> _DIRECTIVE_
Below is a listing; print exactly its lines from the one containing "Give me the D3.js source for this chart." down to the one containing "const y = d3.scaleLinear().domain([2,26]).range([304,14]);", both inclusive, with every picture left out.
** Start RECORDS FOR THE EXERCISE **
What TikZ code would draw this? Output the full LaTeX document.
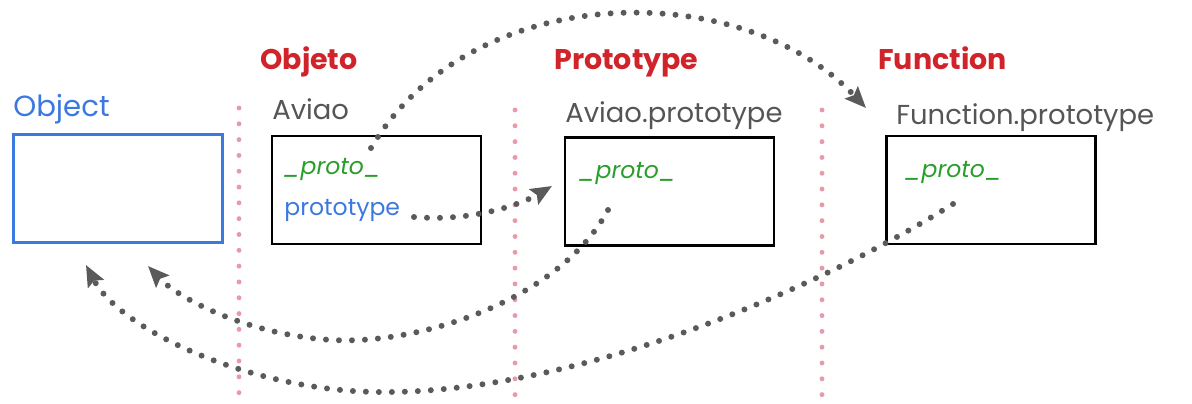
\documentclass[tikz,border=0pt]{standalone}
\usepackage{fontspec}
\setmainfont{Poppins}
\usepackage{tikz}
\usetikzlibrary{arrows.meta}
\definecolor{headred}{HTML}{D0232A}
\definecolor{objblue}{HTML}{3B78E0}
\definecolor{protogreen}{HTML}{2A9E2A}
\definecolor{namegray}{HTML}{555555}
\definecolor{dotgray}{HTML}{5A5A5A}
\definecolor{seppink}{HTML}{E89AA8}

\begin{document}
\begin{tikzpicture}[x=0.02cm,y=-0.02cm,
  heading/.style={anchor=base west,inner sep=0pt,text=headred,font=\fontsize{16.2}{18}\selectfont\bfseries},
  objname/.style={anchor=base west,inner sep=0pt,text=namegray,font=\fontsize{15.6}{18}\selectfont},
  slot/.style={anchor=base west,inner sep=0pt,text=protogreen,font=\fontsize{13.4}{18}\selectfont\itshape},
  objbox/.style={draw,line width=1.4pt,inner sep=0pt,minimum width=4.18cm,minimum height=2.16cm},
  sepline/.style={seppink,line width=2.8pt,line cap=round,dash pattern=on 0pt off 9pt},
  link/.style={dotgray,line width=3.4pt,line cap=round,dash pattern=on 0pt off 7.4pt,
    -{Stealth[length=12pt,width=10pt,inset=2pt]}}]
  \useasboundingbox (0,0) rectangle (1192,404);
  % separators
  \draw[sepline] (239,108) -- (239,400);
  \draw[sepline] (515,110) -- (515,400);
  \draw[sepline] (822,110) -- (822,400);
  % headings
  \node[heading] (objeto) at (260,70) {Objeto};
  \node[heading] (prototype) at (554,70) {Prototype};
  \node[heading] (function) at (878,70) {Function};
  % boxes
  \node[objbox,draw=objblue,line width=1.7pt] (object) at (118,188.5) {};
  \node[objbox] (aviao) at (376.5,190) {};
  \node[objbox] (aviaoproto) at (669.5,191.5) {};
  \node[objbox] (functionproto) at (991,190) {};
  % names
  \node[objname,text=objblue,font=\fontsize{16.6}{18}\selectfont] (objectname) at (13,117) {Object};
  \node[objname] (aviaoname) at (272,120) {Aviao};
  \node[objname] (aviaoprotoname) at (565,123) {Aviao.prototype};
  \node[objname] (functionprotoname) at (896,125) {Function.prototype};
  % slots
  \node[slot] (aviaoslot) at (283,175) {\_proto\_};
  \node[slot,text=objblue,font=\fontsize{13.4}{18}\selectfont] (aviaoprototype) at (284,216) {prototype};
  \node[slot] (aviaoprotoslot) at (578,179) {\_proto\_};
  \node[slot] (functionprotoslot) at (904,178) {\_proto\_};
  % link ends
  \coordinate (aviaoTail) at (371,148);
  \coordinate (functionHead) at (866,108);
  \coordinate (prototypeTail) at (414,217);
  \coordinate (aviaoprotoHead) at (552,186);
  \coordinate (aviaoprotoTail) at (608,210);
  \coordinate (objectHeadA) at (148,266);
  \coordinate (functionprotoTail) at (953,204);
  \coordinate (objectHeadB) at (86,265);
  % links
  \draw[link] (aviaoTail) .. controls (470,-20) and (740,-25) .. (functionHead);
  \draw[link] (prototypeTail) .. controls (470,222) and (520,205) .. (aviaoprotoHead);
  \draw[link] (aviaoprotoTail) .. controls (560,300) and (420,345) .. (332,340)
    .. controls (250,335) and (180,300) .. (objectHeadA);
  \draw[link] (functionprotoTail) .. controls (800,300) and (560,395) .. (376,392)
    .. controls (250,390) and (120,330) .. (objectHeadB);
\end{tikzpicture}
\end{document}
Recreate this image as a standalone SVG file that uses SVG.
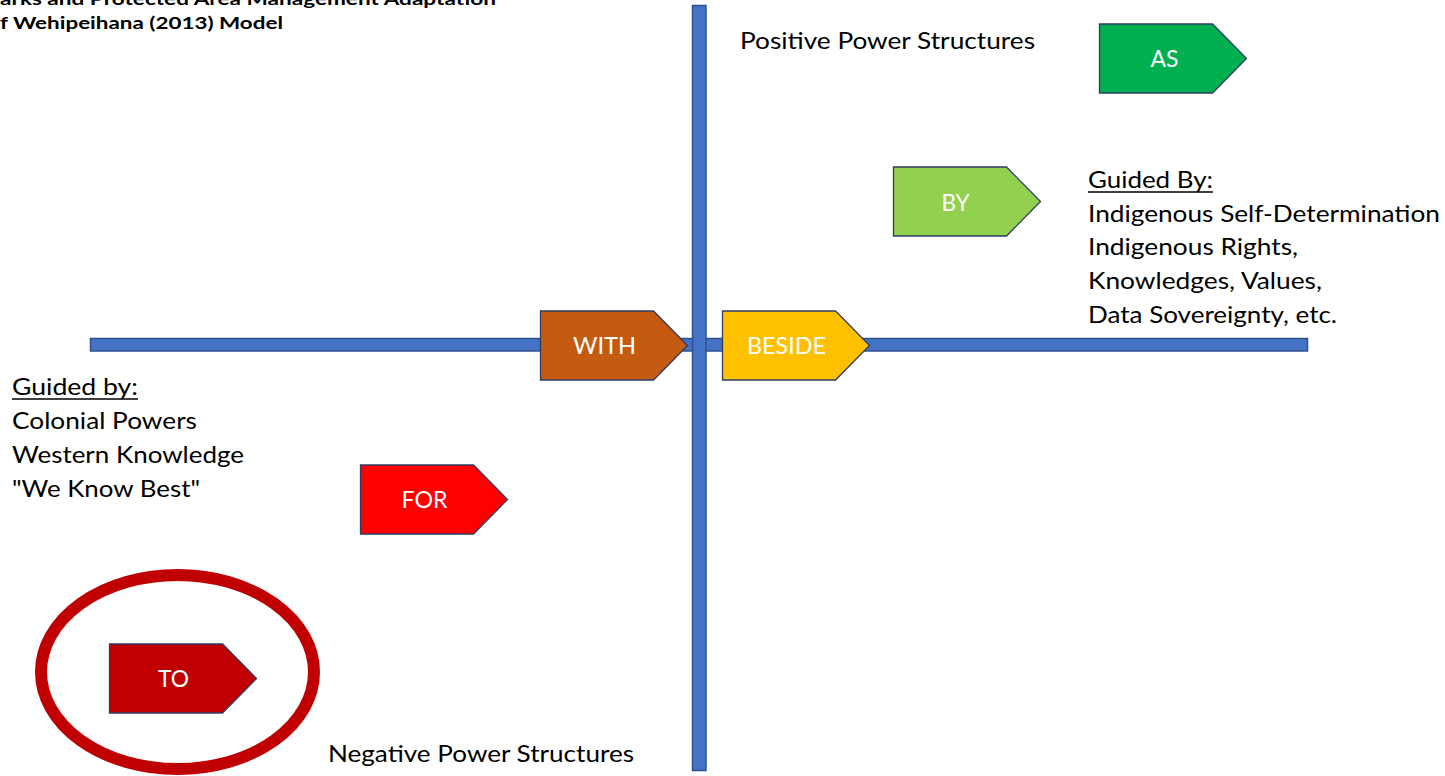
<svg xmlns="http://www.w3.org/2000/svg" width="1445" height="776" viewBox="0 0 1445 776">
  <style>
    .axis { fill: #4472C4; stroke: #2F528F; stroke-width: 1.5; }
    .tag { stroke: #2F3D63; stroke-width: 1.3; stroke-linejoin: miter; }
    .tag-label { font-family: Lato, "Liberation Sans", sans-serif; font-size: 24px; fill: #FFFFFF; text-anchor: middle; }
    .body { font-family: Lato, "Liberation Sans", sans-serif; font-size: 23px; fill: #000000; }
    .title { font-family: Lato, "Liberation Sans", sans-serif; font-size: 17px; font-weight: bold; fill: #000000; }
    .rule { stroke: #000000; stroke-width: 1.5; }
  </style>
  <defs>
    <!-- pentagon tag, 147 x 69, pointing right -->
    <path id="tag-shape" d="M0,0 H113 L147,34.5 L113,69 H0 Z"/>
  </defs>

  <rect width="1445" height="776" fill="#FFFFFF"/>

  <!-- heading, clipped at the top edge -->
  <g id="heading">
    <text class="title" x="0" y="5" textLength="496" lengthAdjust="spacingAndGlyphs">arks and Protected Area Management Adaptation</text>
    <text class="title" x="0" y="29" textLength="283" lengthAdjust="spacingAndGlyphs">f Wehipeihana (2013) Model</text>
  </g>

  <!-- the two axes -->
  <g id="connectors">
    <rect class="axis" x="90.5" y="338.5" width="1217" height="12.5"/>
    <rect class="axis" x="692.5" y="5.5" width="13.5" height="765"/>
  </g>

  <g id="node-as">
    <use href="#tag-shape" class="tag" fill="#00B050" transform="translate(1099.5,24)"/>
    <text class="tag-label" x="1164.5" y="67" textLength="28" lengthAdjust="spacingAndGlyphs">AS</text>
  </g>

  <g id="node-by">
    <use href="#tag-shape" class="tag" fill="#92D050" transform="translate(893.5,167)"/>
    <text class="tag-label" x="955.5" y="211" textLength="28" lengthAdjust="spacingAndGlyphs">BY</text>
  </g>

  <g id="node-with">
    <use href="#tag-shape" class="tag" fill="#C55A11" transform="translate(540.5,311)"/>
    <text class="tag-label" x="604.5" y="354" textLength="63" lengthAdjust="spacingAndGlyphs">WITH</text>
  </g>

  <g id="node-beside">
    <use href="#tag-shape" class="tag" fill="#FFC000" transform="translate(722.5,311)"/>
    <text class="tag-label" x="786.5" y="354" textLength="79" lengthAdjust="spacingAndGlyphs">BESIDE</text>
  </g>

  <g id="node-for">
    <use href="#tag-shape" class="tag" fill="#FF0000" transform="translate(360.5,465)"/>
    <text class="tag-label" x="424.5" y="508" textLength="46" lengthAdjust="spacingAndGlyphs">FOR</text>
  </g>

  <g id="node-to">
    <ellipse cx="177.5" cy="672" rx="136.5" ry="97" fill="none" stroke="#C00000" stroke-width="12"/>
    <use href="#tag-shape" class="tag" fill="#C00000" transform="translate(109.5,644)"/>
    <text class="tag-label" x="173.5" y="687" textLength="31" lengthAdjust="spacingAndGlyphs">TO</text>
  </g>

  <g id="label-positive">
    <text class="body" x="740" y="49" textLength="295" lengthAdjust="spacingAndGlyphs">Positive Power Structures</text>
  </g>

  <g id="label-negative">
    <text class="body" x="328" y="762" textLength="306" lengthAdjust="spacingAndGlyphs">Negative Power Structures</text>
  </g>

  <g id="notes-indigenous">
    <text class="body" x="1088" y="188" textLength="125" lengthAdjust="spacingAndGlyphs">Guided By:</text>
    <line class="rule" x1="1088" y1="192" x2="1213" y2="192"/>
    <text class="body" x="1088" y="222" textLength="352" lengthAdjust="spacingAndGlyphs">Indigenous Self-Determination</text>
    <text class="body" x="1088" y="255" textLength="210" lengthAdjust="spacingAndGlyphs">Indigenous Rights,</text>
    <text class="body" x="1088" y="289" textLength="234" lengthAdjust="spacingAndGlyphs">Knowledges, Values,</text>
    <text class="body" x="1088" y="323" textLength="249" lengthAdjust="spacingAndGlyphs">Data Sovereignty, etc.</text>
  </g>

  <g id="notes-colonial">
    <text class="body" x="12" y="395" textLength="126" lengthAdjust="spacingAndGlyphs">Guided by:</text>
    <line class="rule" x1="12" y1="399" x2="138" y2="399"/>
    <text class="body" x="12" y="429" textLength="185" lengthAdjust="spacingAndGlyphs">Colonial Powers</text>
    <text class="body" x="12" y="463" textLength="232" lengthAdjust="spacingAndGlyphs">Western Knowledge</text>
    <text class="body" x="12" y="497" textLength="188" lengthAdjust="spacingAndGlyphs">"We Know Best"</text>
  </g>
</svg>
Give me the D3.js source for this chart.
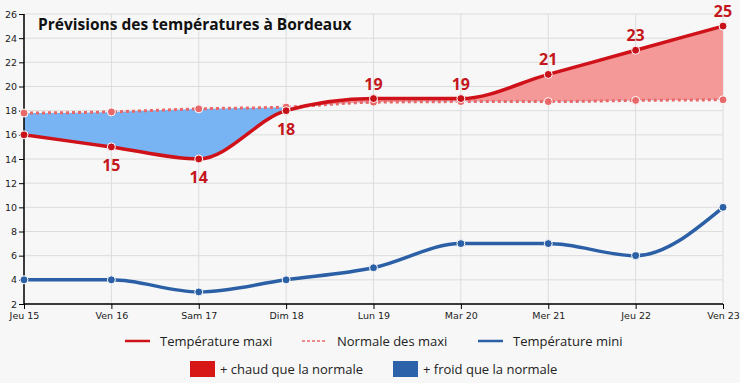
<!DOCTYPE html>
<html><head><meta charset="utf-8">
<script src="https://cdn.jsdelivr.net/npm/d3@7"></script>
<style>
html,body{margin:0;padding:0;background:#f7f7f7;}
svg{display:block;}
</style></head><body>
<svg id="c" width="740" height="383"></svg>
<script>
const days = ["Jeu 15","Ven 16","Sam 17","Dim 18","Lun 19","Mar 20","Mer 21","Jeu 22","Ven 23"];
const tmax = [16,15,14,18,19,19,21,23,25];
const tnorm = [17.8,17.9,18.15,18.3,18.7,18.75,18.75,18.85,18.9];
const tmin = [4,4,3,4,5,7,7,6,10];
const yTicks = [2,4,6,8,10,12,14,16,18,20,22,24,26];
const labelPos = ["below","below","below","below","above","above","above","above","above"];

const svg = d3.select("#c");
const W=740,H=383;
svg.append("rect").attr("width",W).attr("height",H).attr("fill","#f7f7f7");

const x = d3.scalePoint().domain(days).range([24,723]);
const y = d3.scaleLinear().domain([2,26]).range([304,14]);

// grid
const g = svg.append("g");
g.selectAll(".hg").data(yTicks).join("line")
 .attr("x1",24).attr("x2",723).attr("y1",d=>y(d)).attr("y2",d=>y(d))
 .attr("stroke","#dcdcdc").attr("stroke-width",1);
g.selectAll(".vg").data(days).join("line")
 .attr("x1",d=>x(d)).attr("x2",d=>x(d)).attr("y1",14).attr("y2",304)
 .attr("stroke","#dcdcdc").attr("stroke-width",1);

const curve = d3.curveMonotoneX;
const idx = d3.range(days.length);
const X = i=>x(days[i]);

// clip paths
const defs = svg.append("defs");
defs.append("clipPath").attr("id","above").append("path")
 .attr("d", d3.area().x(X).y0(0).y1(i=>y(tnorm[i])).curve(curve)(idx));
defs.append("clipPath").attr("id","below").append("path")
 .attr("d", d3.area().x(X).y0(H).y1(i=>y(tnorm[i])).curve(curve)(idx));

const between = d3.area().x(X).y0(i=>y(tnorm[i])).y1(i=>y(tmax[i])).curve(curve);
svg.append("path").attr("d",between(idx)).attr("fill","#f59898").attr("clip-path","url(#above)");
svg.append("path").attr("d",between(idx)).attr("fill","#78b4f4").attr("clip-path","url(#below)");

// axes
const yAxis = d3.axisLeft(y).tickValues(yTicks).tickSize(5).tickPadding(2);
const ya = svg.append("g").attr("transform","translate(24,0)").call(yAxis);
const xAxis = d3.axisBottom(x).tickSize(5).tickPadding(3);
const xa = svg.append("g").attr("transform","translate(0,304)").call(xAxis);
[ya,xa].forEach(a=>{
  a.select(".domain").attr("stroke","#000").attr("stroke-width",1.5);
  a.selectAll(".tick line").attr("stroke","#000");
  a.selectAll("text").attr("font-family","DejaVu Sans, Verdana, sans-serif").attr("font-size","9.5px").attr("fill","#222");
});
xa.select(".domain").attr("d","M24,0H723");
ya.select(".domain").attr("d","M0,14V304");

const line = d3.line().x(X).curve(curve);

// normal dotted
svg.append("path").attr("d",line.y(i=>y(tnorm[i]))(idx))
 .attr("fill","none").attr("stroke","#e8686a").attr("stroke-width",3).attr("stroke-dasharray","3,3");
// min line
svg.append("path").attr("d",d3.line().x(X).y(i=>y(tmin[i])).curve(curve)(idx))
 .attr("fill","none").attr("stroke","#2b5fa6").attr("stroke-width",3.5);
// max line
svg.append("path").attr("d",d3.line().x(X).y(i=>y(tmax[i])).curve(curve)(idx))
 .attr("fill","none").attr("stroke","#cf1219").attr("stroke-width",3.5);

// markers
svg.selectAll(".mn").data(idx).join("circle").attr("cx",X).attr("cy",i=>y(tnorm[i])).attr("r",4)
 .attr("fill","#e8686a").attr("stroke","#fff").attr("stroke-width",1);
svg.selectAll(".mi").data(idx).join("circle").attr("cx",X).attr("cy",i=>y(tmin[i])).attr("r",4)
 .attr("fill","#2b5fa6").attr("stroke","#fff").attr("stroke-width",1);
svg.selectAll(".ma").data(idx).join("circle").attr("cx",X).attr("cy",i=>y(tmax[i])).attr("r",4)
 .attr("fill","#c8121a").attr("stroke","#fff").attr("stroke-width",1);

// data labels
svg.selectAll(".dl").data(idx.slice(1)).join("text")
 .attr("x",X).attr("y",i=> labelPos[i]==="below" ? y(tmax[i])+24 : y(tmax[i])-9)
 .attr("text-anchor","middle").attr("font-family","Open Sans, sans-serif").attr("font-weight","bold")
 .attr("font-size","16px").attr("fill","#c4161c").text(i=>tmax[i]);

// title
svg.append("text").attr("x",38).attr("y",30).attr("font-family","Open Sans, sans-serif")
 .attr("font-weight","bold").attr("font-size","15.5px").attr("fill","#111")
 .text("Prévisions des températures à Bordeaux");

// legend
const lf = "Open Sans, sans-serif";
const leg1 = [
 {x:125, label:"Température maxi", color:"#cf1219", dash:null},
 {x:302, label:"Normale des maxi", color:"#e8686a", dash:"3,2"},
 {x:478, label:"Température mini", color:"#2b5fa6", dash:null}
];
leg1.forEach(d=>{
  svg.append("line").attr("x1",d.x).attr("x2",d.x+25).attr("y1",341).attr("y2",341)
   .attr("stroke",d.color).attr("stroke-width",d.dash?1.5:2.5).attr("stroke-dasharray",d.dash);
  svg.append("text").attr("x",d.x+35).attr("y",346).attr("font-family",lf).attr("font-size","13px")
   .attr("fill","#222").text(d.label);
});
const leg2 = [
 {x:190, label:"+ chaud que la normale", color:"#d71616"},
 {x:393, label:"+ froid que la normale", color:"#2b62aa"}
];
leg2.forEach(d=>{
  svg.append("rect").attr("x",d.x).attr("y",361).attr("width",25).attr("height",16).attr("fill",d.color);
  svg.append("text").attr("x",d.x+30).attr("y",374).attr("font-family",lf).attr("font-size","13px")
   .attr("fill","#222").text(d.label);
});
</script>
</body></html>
** End RECORDS FOR THE EXERCISE **
> _OUTPUT BELOW_
Give me the D3.js source for this chart.
<!DOCTYPE html>
<html><head><meta charset="utf-8">
<script src="https://cdn.jsdelivr.net/npm/d3@7"></script>
<style>
html,body{margin:0;padding:0;background:#f7f7f7;}
svg{display:block;}
</style></head><body>
<svg id="c" width="740" height="383"></svg>
<script>
const days = ["Jeu 15","Ven 16","Sam 17","Dim 18","Lun 19","Mar 20","Mer 21","Jeu 22","Ven 23"];
const tmax = [16,15,14,18,19,19,21,23,25];
const tnorm = [17.8,17.9,18.15,18.3,18.7,18.75,18.75,18.85,18.9];
const tmin = [4,4,3,4,5,7,7,6,10];
const yTicks = [2,4,6,8,10,12,14,16,18,20,22,24,26];
const labelPos = ["below","below","below","below","above","above","above","above","above"];

const svg = d3.select("#c");
const W=740,H=383;
svg.append("rect").attr("width",W).attr("height",H).attr("fill","#f7f7f7");

const x = d3.scalePoint().domain(days).range([24,723]);
const y = d3.scaleLinear().domain([2,26]).range([304,14]);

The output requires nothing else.